Required task - Count the lines below that include the word "React" and write that number alone.

:: Data

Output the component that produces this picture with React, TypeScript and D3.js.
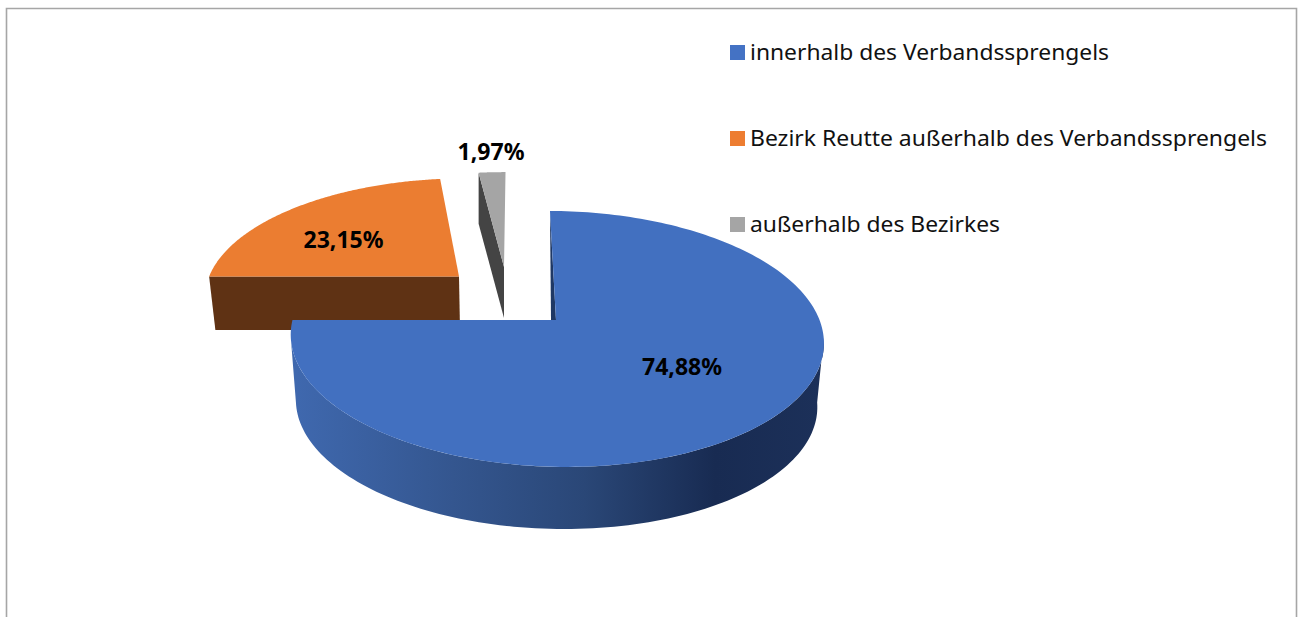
import React from "react";
import * as d3 from "d3";

const categories = ["innerhalb des Verbandssprengels", "Bezirk Reutte außerhalb des Verbandssprengels", "außerhalb des Bezirkes"];
const values = [74.88, 23.15, 1.97];
const valueLabels = ["74,88%", "23,15%", "1,97%"];
const faceColors = ["#4270c0", "#eb7d31", "#a5a5a5"];
const legendColors = ["#4472c4", "#ed7d31", "#a5a5a5"];
const innerColors = ["#1f3864", "#5f3214", "#444444"];

const W = 1300, H = 617;
const FONT = "'Noto Sans', 'Open Sans', sans-serif";
const P = -0.148, RX = 263, RY = 125.2;
const deg = Math.PI / 180;
const START = 0.4 * deg;

type Plane = { ax: number; ay: number; kx: number; ky: number; shear: number };
const project = (pl: Plane, a: number): [number, number] => {
  const u = Math.sin(a), v = -Math.cos(a), q = 1 + P * v;
  const y = (RY * pl.ky * v) / q;
  return [pl.ax + (RX * pl.kx * u) / q + pl.shear * y, pl.ay + y];
};
const sweep = (pl: Plane, a0: number, a1: number, n = 120) =>
  d3.range(n + 1).map((i) => project(pl, a0 + ((a1 - a0) * i) / n));

const line = d3.line();
const closed = (pts: [number, number][]) => line(pts) + "Z";

const pieGen = d3.pie<number>().sort(null).value((d) => d).startAngle(START).endAngle(START + 2 * Math.PI);
const arcs = pieGen(values);

// Upper and lower plane of each exploded slice.
const planes: { top: Plane; low: Plane }[] = [
  { top: { ax: 556, ay: 320, kx: 1.002, ky: 1, shear: 0.07 }, low: { ax: 555.5, ay: 385, kx: 0.98, ky: 0.98, shear: 0.06 } },
  { top: { ax: 459, ay: 276.5, kx: 0.95, ky: 0.9, shear: -0.067 }, low: { ax: 460, ay: 330, kx: 0.93, ky: 0.9, shear: -0.067 } },
  { top: { ax: 504, ay: 267, kx: 0.95, ky: 0.87, shear: 0 }, low: { ax: 504, ay: 318, kx: 0.95, ky: 0.87, shear: 0 } },
];

const legendY = [52, 138, 224];
const labelPos: [number, number][] = [[682, 367], [343.5, 240], [491, 152]];
const legendWidths = [359, 517, 250];

const gradStops: [number, string][] = [
  [0, "#3f68ae"],
  [0.3, "#34568f"],
  [0.55, "#2a4777"],
  [0.8, "#182b52"],
  [1, "#1c3059"],
];

export default function App() {
  const blue = planes[0];
  const wall = [
    ...sweep(blue.top, 98 * deg, 262 * deg),
    ...sweep(blue.low, 98 * deg, 262 * deg).reverse(),
  ];
  const face = (i: number) => {
    const pl = planes[i].top;
    return closed([[pl.ax, pl.ay], ...sweep(pl, arcs[i].startAngle, arcs[i].endAngle, 200)]);
  };
  const orangeEnd = arcs[1].startAngle;
  const orangeInner = closed([
    project(planes[1].top, orangeEnd),
    [planes[1].top.ax, planes[1].top.ay],
    [planes[1].low.ax, planes[1].low.ay],
    project(planes[1].low, orangeEnd),
  ]);
  const greyStart = arcs[2].startAngle;
  const greyInner = closed([
    project(planes[2].top, greyStart),
    [planes[2].top.ax, planes[2].top.ay],
    [planes[2].low.ax, planes[2].low.ay],
    project(planes[2].low, greyStart),
  ]);
  const blueOuter = project(blue.top, arcs[0].startAngle);
  const blueSliver = closed([blueOuter, [blue.top.ax, blue.top.ay], [blue.top.ax - 5, blue.top.ay]]);

  return (
    <svg width={W} height={H} style={{ position: "absolute", left: 0, top: 0, display: "block", background: "#fff" }}>
      <defs>
        <linearGradient id="wall" gradientUnits="userSpaceOnUse" x1={296} x2={820} y1={0} y2={0}>
          {gradStops.map(([o, c]) => <stop key={o} offset={o} stopColor={c} />)}
        </linearGradient>
      </defs>
      <path d={`M6.5,${H}V8.5H1296.5V${H}`} fill="none" stroke="#a6a6a6" strokeWidth={1.6} />

      <path d={greyInner} fill={innerColors[2]} />
      <path d={face(2)} fill={faceColors[2]} />
      <path d={orangeInner} fill={innerColors[1]} />
      <path d={face(1)} fill={faceColors[1]} />
      <path d={closed(wall as [number, number][])} fill="url(#wall)" />
      <path d={blueSliver} fill={innerColors[0]} />
      <path d={face(0)} fill={faceColors[0]} />

      {valueLabels.map((t, i) => (
        <text key={t} x={labelPos[i][0]} y={labelPos[i][1]} dy="0.36em" textAnchor="middle"
          fontFamily={FONT} fontWeight={700} fontSize={22.5} fill="#000"
          textLength={i === 2 ? 67 : 80} lengthAdjust="spacingAndGlyphs">{t}</text>
      ))}
      {categories.map((c, i) => (
        <g key={c}>
          <rect x={730} y={legendY[i] - 7} width={15} height={15} fill={legendColors[i]} />
          <text x={750} y={legendY[i]} dy="0.36em" fontFamily={FONT} fontSize={22} fill="#111"
            textLength={legendWidths[i]} lengthAdjust="spacingAndGlyphs">{c}</text>
        </g>
      ))}
    </svg>
  );
}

::::

Reply to the task - 2